GIVEN INSTRUCTION –
Will you output the entries below exactly, skipping every image they contain?

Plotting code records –
↓
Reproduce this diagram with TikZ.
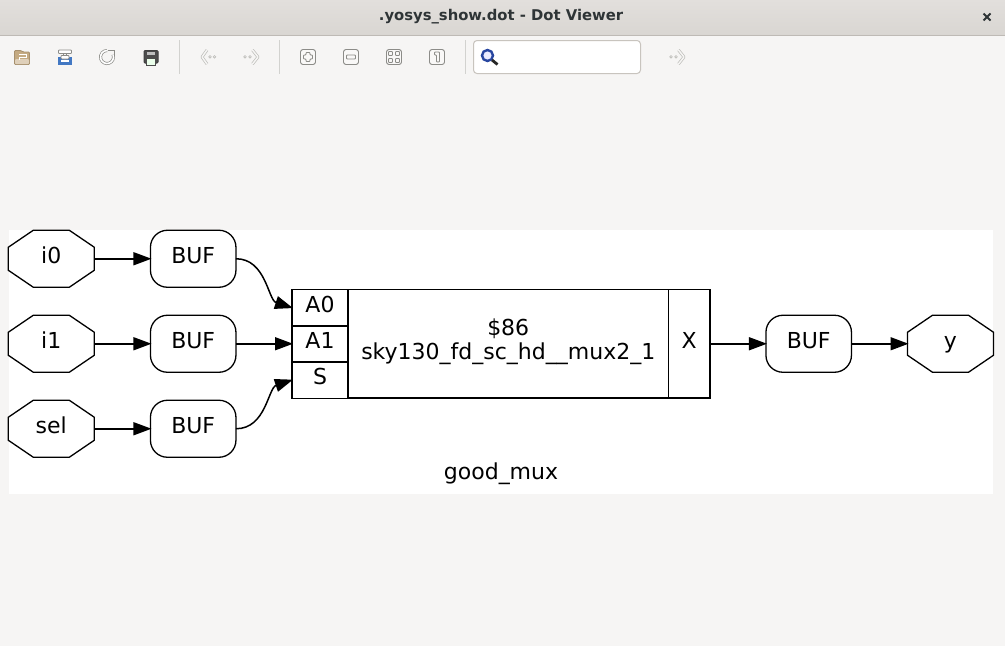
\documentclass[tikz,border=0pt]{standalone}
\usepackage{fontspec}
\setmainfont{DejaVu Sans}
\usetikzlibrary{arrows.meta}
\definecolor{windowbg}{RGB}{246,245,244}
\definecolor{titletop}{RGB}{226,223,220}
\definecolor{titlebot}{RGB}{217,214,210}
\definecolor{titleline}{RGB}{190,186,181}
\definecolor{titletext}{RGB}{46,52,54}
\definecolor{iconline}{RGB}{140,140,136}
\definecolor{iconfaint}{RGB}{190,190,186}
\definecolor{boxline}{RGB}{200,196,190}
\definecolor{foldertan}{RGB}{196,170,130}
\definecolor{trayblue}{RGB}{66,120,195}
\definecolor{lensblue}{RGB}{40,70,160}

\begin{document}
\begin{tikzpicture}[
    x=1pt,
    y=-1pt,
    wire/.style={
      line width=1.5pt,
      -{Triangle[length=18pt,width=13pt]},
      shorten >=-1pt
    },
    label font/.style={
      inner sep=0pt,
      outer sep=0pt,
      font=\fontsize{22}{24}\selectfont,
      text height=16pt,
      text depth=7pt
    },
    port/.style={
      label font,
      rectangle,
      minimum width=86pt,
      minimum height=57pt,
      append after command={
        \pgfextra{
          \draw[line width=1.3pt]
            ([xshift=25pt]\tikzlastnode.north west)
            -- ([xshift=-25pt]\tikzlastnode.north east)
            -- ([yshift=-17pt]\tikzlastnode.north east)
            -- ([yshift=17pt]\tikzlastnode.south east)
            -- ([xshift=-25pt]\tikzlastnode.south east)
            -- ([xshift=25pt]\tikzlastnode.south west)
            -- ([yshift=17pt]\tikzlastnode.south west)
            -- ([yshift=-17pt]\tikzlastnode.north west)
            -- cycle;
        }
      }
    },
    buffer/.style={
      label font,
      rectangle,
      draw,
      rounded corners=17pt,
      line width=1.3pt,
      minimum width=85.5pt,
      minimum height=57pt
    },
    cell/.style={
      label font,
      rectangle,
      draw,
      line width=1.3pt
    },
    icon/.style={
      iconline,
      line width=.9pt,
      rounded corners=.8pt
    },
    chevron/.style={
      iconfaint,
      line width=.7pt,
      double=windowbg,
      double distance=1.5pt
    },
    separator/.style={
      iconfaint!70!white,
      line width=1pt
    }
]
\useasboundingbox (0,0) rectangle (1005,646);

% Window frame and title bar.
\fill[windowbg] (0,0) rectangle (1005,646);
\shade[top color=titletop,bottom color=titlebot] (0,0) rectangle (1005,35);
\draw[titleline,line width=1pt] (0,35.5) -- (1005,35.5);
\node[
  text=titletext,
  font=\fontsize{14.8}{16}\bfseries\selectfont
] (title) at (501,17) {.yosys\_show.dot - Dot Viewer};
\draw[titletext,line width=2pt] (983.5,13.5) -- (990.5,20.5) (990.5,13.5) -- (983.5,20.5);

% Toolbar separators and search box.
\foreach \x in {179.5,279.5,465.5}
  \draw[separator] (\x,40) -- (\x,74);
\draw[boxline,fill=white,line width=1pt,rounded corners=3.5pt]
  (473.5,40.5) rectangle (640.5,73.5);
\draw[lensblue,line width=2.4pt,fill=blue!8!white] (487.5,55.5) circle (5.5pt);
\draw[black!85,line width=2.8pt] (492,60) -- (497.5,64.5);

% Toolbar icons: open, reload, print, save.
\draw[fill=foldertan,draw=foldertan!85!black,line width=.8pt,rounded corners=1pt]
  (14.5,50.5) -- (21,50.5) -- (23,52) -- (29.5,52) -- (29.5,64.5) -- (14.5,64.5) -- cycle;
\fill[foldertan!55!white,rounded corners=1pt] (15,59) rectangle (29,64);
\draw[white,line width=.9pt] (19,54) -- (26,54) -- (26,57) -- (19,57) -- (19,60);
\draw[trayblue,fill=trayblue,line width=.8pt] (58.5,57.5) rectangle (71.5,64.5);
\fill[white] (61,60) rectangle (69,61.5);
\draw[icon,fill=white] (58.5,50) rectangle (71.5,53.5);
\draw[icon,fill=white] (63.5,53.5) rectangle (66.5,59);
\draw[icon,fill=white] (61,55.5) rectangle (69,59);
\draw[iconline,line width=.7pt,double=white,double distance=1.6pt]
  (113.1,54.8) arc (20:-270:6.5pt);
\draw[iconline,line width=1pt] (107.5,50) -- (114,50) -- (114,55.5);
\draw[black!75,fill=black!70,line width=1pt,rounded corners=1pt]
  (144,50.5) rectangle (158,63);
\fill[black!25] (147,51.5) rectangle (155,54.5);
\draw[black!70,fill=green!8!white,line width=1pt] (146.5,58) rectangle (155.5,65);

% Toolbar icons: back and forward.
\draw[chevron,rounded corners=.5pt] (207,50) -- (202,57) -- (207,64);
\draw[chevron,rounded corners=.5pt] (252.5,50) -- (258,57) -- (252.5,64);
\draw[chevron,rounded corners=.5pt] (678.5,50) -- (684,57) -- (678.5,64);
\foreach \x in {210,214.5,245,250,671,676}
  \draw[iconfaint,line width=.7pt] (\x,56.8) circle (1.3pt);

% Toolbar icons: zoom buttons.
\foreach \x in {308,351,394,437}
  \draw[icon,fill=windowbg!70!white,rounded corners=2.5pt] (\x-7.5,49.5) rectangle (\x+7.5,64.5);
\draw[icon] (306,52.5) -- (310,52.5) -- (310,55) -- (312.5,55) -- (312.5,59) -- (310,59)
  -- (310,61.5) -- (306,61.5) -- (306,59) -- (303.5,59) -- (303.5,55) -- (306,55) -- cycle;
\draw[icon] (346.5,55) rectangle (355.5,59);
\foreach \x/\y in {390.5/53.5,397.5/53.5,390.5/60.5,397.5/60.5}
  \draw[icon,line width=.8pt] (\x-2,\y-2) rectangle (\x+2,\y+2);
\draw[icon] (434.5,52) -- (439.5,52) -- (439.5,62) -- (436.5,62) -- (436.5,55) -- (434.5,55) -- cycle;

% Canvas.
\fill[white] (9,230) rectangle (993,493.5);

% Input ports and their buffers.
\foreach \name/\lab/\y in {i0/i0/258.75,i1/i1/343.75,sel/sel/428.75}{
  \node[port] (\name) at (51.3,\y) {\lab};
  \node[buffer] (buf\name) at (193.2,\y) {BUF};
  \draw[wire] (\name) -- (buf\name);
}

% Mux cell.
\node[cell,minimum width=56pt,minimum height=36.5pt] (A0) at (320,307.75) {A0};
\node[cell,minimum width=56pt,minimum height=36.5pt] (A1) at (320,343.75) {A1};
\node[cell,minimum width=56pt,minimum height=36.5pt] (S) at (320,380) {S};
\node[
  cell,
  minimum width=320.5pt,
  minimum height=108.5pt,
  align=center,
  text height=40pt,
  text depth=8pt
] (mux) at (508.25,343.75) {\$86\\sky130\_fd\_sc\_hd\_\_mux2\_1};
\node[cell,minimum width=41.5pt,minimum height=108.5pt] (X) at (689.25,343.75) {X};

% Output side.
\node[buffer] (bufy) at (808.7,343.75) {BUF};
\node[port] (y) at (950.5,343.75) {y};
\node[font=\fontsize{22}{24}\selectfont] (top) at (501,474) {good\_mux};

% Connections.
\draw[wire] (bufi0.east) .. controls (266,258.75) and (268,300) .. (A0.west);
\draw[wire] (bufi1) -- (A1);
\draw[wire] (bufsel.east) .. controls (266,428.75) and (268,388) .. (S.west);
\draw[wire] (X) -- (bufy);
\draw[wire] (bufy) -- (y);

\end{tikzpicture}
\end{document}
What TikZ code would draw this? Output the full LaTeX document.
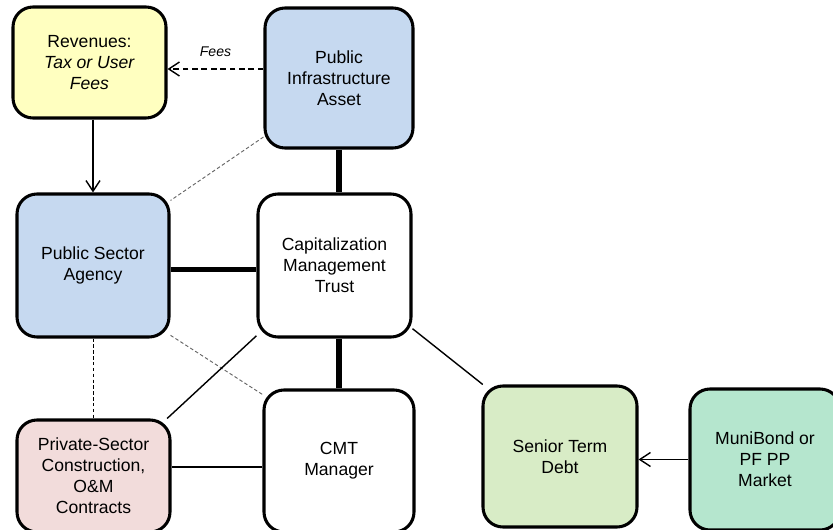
↑
THE ANSWER –
Reproduce this diagram with TikZ.
\documentclass[tikz,border=0pt]{standalone}
\usepackage{fontspec}
\setmainfont{DejaVu Sans}
\usetikzlibrary{arrows.meta}
\definecolor{windowbg}{RGB}{246,245,244}
\definecolor{titletop}{RGB}{226,223,220}
\definecolor{titlebot}{RGB}{217,214,210}
\definecolor{titleline}{RGB}{190,186,181}
\definecolor{titletext}{RGB}{46,52,54}
\definecolor{iconline}{RGB}{140,140,136}
\definecolor{iconfaint}{RGB}{190,190,186}
\definecolor{boxline}{RGB}{200,196,190}
\definecolor{foldertan}{RGB}{196,170,130}
\definecolor{trayblue}{RGB}{66,120,195}
\definecolor{lensblue}{RGB}{40,70,160}

\begin{document}
\begin{tikzpicture}[
    x=1pt,
    y=-1pt,
    wire/.style={
      line width=1.5pt,
      -{Triangle[length=18pt,width=13pt]},
      shorten >=-1pt
    },
    label font/.style={
      inner sep=0pt,
      outer sep=0pt,
      font=\fontsize{22}{24}\selectfont,
      text height=16pt,
      text depth=7pt
    },
    port/.style={
      label font,
      rectangle,
      minimum width=86pt,
      minimum height=57pt,
      append after command={
        \pgfextra{
          \draw[line width=1.3pt]
            ([xshift=25pt]\tikzlastnode.north west)
            -- ([xshift=-25pt]\tikzlastnode.north east)
            -- ([yshift=-17pt]\tikzlastnode.north east)
            -- ([yshift=17pt]\tikzlastnode.south east)
            -- ([xshift=-25pt]\tikzlastnode.south east)
            -- ([xshift=25pt]\tikzlastnode.south west)
            -- ([yshift=17pt]\tikzlastnode.south west)
            -- ([yshift=-17pt]\tikzlastnode.north west)
            -- cycle;
        }
      }
    },
    buffer/.style={
      label font,
      rectangle,
      draw,
      rounded corners=17pt,
      line width=1.3pt,
      minimum width=85.5pt,
      minimum height=57pt
    },
    cell/.style={
      label font,
      rectangle,
      draw,
      line width=1.3pt
    },
    icon/.style={
      iconline,
      line width=.9pt,
      rounded corners=.8pt
    },
    chevron/.style={
      iconfaint,
      line width=.7pt,
      double=windowbg,
      double distance=1.5pt
    },
    separator/.style={
      iconfaint!70!white,
      line width=1pt
    }
]
\useasboundingbox (0,0) rectangle (1005,646);

% Window frame and title bar.
\fill[windowbg] (0,0) rectangle (1005,646);
\shade[top color=titletop,bottom color=titlebot] (0,0) rectangle (1005,35);
\draw[titleline,line width=1pt] (0,35.5) -- (1005,35.5);
\node[
  text=titletext,
  font=\fontsize{14.8}{16}\bfseries\selectfont
] (title) at (501,17) {.yosys\_show.dot - Dot Viewer};
\draw[titletext,line width=2pt] (983.5,13.5) -- (990.5,20.5) (990.5,13.5) -- (983.5,20.5);

% Toolbar separators and search box.
\foreach \x in {179.5,279.5,465.5}
  \draw[separator] (\x,40) -- (\x,74);
\draw[boxline,fill=white,line width=1pt,rounded corners=3.5pt]
  (473.5,40.5) rectangle (640.5,73.5);
\draw[lensblue,line width=2.4pt,fill=blue!8!white] (487.5,55.5) circle (5.5pt);
\draw[black!85,line width=2.8pt] (492,60) -- (497.5,64.5);

% Toolbar icons: open, reload, print, save.
\draw[fill=foldertan,draw=foldertan!85!black,line width=.8pt,rounded corners=1pt]
  (14.5,50.5) -- (21,50.5) -- (23,52) -- (29.5,52) -- (29.5,64.5) -- (14.5,64.5) -- cycle;
\fill[foldertan!55!white,rounded corners=1pt] (15,59) rectangle (29,64);
\draw[white,line width=.9pt] (19,54) -- (26,54) -- (26,57) -- (19,57) -- (19,60);
\draw[trayblue,fill=trayblue,line width=.8pt] (58.5,57.5) rectangle (71.5,64.5);
\fill[white] (61,60) rectangle (69,61.5);
\draw[icon,fill=white] (58.5,50) rectangle (71.5,53.5);
\draw[icon,fill=white] (63.5,53.5) rectangle (66.5,59);
\draw[icon,fill=white] (61,55.5) rectangle (69,59);
\draw[iconline,line width=.7pt,double=white,double distance=1.6pt]
  (113.1,54.8) arc (20:-270:6.5pt);
\draw[iconline,line width=1pt] (107.5,50) -- (114,50) -- (114,55.5);
\draw[black!75,fill=black!70,line width=1pt,rounded corners=1pt]
  (144,50.5) rectangle (158,63);
\fill[black!25] (147,51.5) rectangle (155,54.5);
\draw[black!70,fill=green!8!white,line width=1pt] (146.5,58) rectangle (155.5,65);

% Toolbar icons: back and forward.
\draw[chevron,rounded corners=.5pt] (207,50) -- (202,57) -- (207,64);
\draw[chevron,rounded corners=.5pt] (252.5,50) -- (258,57) -- (252.5,64);
\draw[chevron,rounded corners=.5pt] (678.5,50) -- (684,57) -- (678.5,64);
\foreach \x in {210,214.5,245,250,671,676}
  \draw[iconfaint,line width=.7pt] (\x,56.8) circle (1.3pt);

% Toolbar icons: zoom buttons.
\foreach \x in {308,351,394,437}
  \draw[icon,fill=windowbg!70!white,rounded corners=2.5pt] (\x-7.5,49.5) rectangle (\x+7.5,64.5);
\draw[icon] (306,52.5) -- (310,52.5) -- (310,55) -- (312.5,55) -- (312.5,59) -- (310,59)
  -- (310,61.5) -- (306,61.5) -- (306,59) -- (303.5,59) -- (303.5,55) -- (306,55) -- cycle;
\draw[icon] (346.5,55) rectangle (355.5,59);
\foreach \x/\y in {390.5/53.5,397.5/53.5,390.5/60.5,397.5/60.5}
  \draw[icon,line width=.8pt] (\x-2,\y-2) rectangle (\x+2,\y+2);
\draw[icon] (434.5,52) -- (439.5,52) -- (439.5,62) -- (436.5,62) -- (436.5,55) -- (434.5,55) -- cycle;

% Canvas.
\fill[white] (9,230) rectangle (993,493.5);

% Input ports and their buffers.
\foreach \name/\lab/\y in {i0/i0/258.75,i1/i1/343.75,sel/sel/428.75}{
  \node[port] (\name) at (51.3,\y) {\lab};
  \node[buffer] (buf\name) at (193.2,\y) {BUF};
  \draw[wire] (\name) -- (buf\name);
}

% Mux cell.
\node[cell,minimum width=56pt,minimum height=36.5pt] (A0) at (320,307.75) {A0};
\node[cell,minimum width=56pt,minimum height=36.5pt] (A1) at (320,343.75) {A1};
\node[cell,minimum width=56pt,minimum height=36.5pt] (S) at (320,380) {S};
\node[
  cell,
  minimum width=320.5pt,
  minimum height=108.5pt,
  align=center,
  text height=40pt,
  text depth=8pt
] (mux) at (508.25,343.75) {\$86\\sky130\_fd\_sc\_hd\_\_mux2\_1};
\node[cell,minimum width=41.5pt,minimum height=108.5pt] (X) at (689.25,343.75) {X};

% Output side.
\node[buffer] (bufy) at (808.7,343.75) {BUF};
\node[port] (y) at (950.5,343.75) {y};
\node[font=\fontsize{22}{24}\selectfont] (top) at (501,474) {good\_mux};

% Connections.
\draw[wire] (bufi0.east) .. controls (266,258.75) and (268,300) .. (A0.west);
\draw[wire] (bufi1) -- (A1);
\draw[wire] (bufsel.east) .. controls (266,428.75) and (268,388) .. (S.west);
\draw[wire] (X) -- (bufy);
\draw[wire] (bufy) -- (y);

\end{tikzpicture}
\end{document}
What TikZ code would draw this? Output the full LaTeX document.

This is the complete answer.